From Table 5, the first principal component has a strong positive correlation with FRAC_AM (the higher the number of sub-dimensions, the more complex the landscape geometry); ED (the more significant the edge diversity, the greater the fragmentation); and SHAPE_SD (the more significant, the greater the landscape patch diversity), indicating that this principal component is mainly related to the diversity of the green space, and the more complex the shape of the green space patch and the greater the boundary length, the greater the value of the first principal component.
The second principal component has high loadings on COHESION (the higher the degree of patch fragmentation, the lower the degree of fragmentation) and AREA_SD (the more significant the standard deviation of the patch area, the greater the diversity of landscape patch sizes), indicating that this principal component is related to the degree and connectivity of green space patches, and the more aggregated the patch areas, the higher the value of the second principal component.

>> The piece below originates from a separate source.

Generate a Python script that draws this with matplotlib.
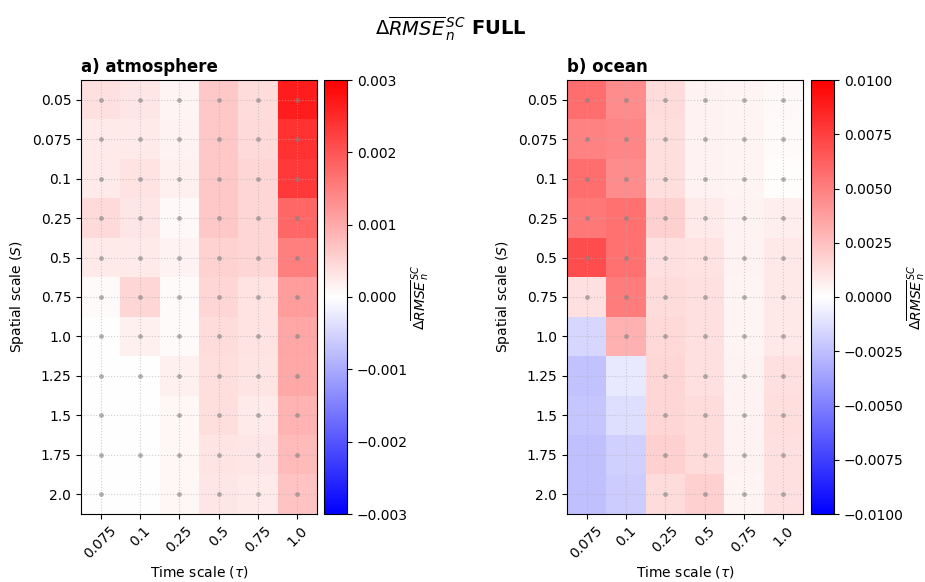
import matplotlib

matplotlib.use("Agg")
import matplotlib.pyplot as plt
import numpy as np

time_scales = ["0.075", "0.1", "0.25", "0.5", "0.75", "1.0"]
spatial_scales = ["0.05", "0.075", "0.1", "0.25", "0.5", "0.75",
                  "1.0", "1.25", "1.5", "1.75", "2.0"]

# delta RMSE, rows = spatial scale, cols = time scale (units of 1e-3)
atm_vals = [
    [0.36, 0.30, 0.12, 0.65, 0.42, 2.65],
    [0.24, 0.24, 0.15, 0.65, 0.44, 2.40],
    [0.24, 0.35, 0.18, 0.65, 0.47, 2.30],
    [0.44, 0.30, 0.08, 0.65, 0.47, 1.80],
    [0.24, 0.24, 0.15, 0.53, 0.47, 1.50],
    [0.06, 0.47, 0.06, 0.47, 0.35, 1.15],
    [0.00, 0.18, 0.06, 0.40, 0.35, 1.05],
    [0.00, 0.00, 0.18, 0.39, 0.32, 1.02],
    [0.00, 0.00, 0.10, 0.39, 0.24, 0.88],
    [0.00, 0.00, 0.10, 0.32, 0.30, 0.82],
    [0.00, 0.00, 0.10, 0.30, 0.24, 0.70],
]
ocean_vals = [
    [5.7, 4.5, 1.4, 0.5, 0.4, 0.3],
    [4.9, 4.7, 1.3, 0.5, 0.4, 0.2],
    [5.7, 4.5, 1.3, 0.5, 0.4, 0.1],
    [5.3, 5.5, 1.8, 0.8, 0.5, 0.7],
    [7.0, 5.5, 1.2, 1.1, 0.5, 0.9],
    [1.2, 5.1, 1.4, 1.2, 0.4, 0.9],
    [-1.6, 3.1, 1.5, 1.2, 0.4, 0.9],
    [-2.4, -0.9, 1.6, 1.2, 0.5, 1.2],
    [-2.2, -1.3, 1.6, 1.4, 0.5, 1.3],
    [-2.5, -1.8, 1.8, 1.4, 0.5, 1.2],
    [-2.5, -2.0, 1.4, 1.8, 0.4, 1.2],
]

# 1 = dot drawn in the cell
atm_sig = [
    [1, 1, 1, 1, 1, 1],
    [1, 1, 1, 1, 1, 1],
    [1, 1, 1, 1, 1, 1],
    [1, 1, 1, 1, 1, 1],
    [1, 1, 1, 1, 1, 1],
    [1, 1, 1, 1, 1, 1],
    [1, 1, 1, 1, 1, 1],
    [1, 1, 1, 1, 1, 1],
    [1, 0, 1, 1, 1, 1],
    [1, 1, 1, 1, 1, 1],
    [1, 0, 1, 1, 1, 1],
]
ocean_sig = [
    [1, 1, 1, 1, 1, 1],
    [1, 1, 1, 1, 1, 1],
    [1, 1, 1, 1, 1, 1],
    [1, 1, 1, 1, 1, 1],
    [1, 1, 1, 1, 1, 1],
    [1, 1, 1, 1, 1, 1],
    [0, 1, 1, 1, 1, 1],
    [0, 0, 1, 1, 1, 1],
    [0, 0, 1, 1, 1, 1],
    [0, 0, 1, 1, 1, 1],
    [0, 0, 1, 1, 1, 1],
]

panels = [
    ("a) atmosphere", np.array(atm_vals) * 1e-3, np.array(atm_sig), 0.003,
     [-0.003, -0.002, -0.001, 0.0, 0.001, 0.002, 0.003], "{:.3f}"),
    ("b) ocean", np.array(ocean_vals) * 1e-3, np.array(ocean_sig), 0.01,
     [-0.01, -0.0075, -0.005, -0.0025, 0.0, 0.0025, 0.005, 0.0075, 0.01], "{:.4f}"),
]

W, H = 925, 582
fig = plt.figure(figsize=(W / 100, H / 100), dpi=100)

ax_left = [81, 567]
cb_left = [324, 811]
top, bottom = 80, 514
label = r"$\Delta\overline{RMSE}_{\,n}^{\,SC}$"

for i, (title, vals, sig, vmax, cticks, fmt) in enumerate(panels):
    ax = fig.add_axes([ax_left[i] / W, (H - bottom) / H, 236 / W, (bottom - top) / H])
    cax = fig.add_axes([cb_left[i] / W, (H - bottom) / H, 23 / W, (bottom - top) / H])

    im = ax.imshow(vals, cmap="bwr", vmin=-vmax, vmax=vmax, aspect="auto",
                   interpolation="nearest")
    yy, xx = np.nonzero(sig)
    ax.scatter(xx, yy, s=12, c="gray", alpha=0.6, linewidths=0, zorder=3)

    ax.set_xticks(range(len(time_scales)))
    ax.set_xticklabels(time_scales, rotation=45)
    ax.set_yticks(range(len(spatial_scales)))
    ax.set_yticklabels(spatial_scales)
    ax.grid(True, linestyle=":", color="#b0b0b0", alpha=0.6, linewidth=0.8)
    ax.set_xlabel(r"Time scale ($\tau$)", labelpad=2)
    ax.set_ylabel(r"Spatial scale ($S$)")
    ax.set_title(title, loc="left", fontweight="bold", fontsize=12)

    cb = fig.colorbar(im, cax=cax)
    cb.set_ticks(cticks)
    cb.set_ticklabels([fmt.format(t).replace("-", "\u2212") for t in cticks])
    cb.set_label(label, labelpad=1)

fig.suptitle(r"$\Delta\overline{RMSE}_{\,n}^{\,SC}$ FULL", fontweight="bold",
             fontsize=14, x=0.488, y=0.975)

fig.savefig("out.png", dpi=100)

Therefore, the first principal component can be defined as the green space shape complexity factor, and the second principal component is the green space aggregation factor.
The coefficients corresponding to each index in the two principal components were calculated using the main component loading matrix, and the coefficient matrix of the index was obtained as follows (Table 6).
The equations of the two principal component factors and the selected landscape pattern index are expressed as follows:
F1 = 0.362 × ED + 0.019 × AREA_SD + 0.357 × SHAPE_SD + 0.394 × FRAC_AM − 0.032 × COHESION,
F2 = −0.221 × ED + 0.519 × AREA_SD + 0.205 × SHAPE_SD − 0.001 × FRAC_AM − 0.477 × COHESION.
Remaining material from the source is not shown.